For the cinnamon walnut filling

  • 30g caster sugar
  • 30g soft light brown sugar
  • ½ - 1 tsp ground cinnamon, plus 1 tsp for the topping
  • 75g raisins
  • 75g walnuts, finely chopped
  • 75g smooth apricot jam
  • 1 egg, beaten with 1 tbsp milk, to glaze

Method

  • STEP 1

    Beat the soft cheese and butter together using electric beaters or in an electric mixer fitted with the paddle attachment. Add the 50g of caster sugar, the salt and vanilla extract, and beat to combine.

  • STEP 2

    Add the flour gradually, beating on a low setting until just combined.
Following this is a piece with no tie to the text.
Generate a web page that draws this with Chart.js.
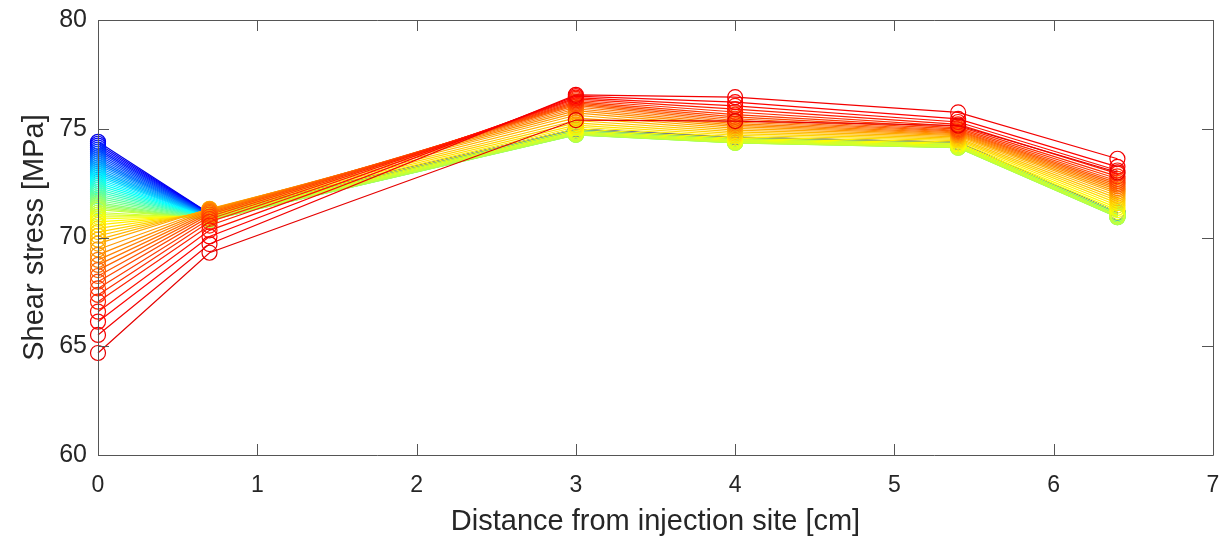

Do not overwork it or the dough will become tough and chewy. Add a little more flour if it's very sticky.

  • STEP 3

    Press the dough into a ball and divide it into quarters. Wrap each ball of dough and press into a flat disc. Chill for at least 30 mins to firm up a little.

  • STEP 4

    Meanwhile, mix together the 30g of caster sugar, the brown sugar, cinnamon, raisins and walnuts. If you prefer a less chunky finish, give them a quick whizz in a food processor or chop them very finely.

  • STEP 5

    Take one of the discs from the fridge, and on a well-floured board, roll out the first ball into a large circle of at least 23cm diameter.

  • STEP 6

    Cut out a 23cm circle and spread the circle thinly with a tablespoon of the apricot jam, then sprinkle evenly with about 2-3 tablespoons of the filling, so the circle has a fine covering.

  • STEP 7

    Using a pizza cutting wheel or sharp knife, divide the circle into 8 or 12 wedges, depending how large you want your biscuits to be – 12 wedges makes mini rugelach.

  • STEP 8

    Roll each wedge up from the wider, outside edge to the thinnest point, tucking the point under. Arrange on a baking sheet lined with baking parchment, allowing at least a centimetre or two between them.

  • STEP 9

    Put the tray in the fridge while you repeat with the remaining balls of dough. You should have enough dough left over to make a fifth circle, and you may need to bake them in batches.

  • STEP 10

    Chill the formed rugelach for at least 30 mins. Heat the oven to 180C/160C fan/gas 4 and mix the last 2 tbsp of caster sugar with the 1 tsp cinnamon.

  • STEP 11

    Brush each rugelach with the egg wash, then sprinkle with a little cinnamon sugar and bake for 25 mins until lightly browned. Leave to cool on a wire rack.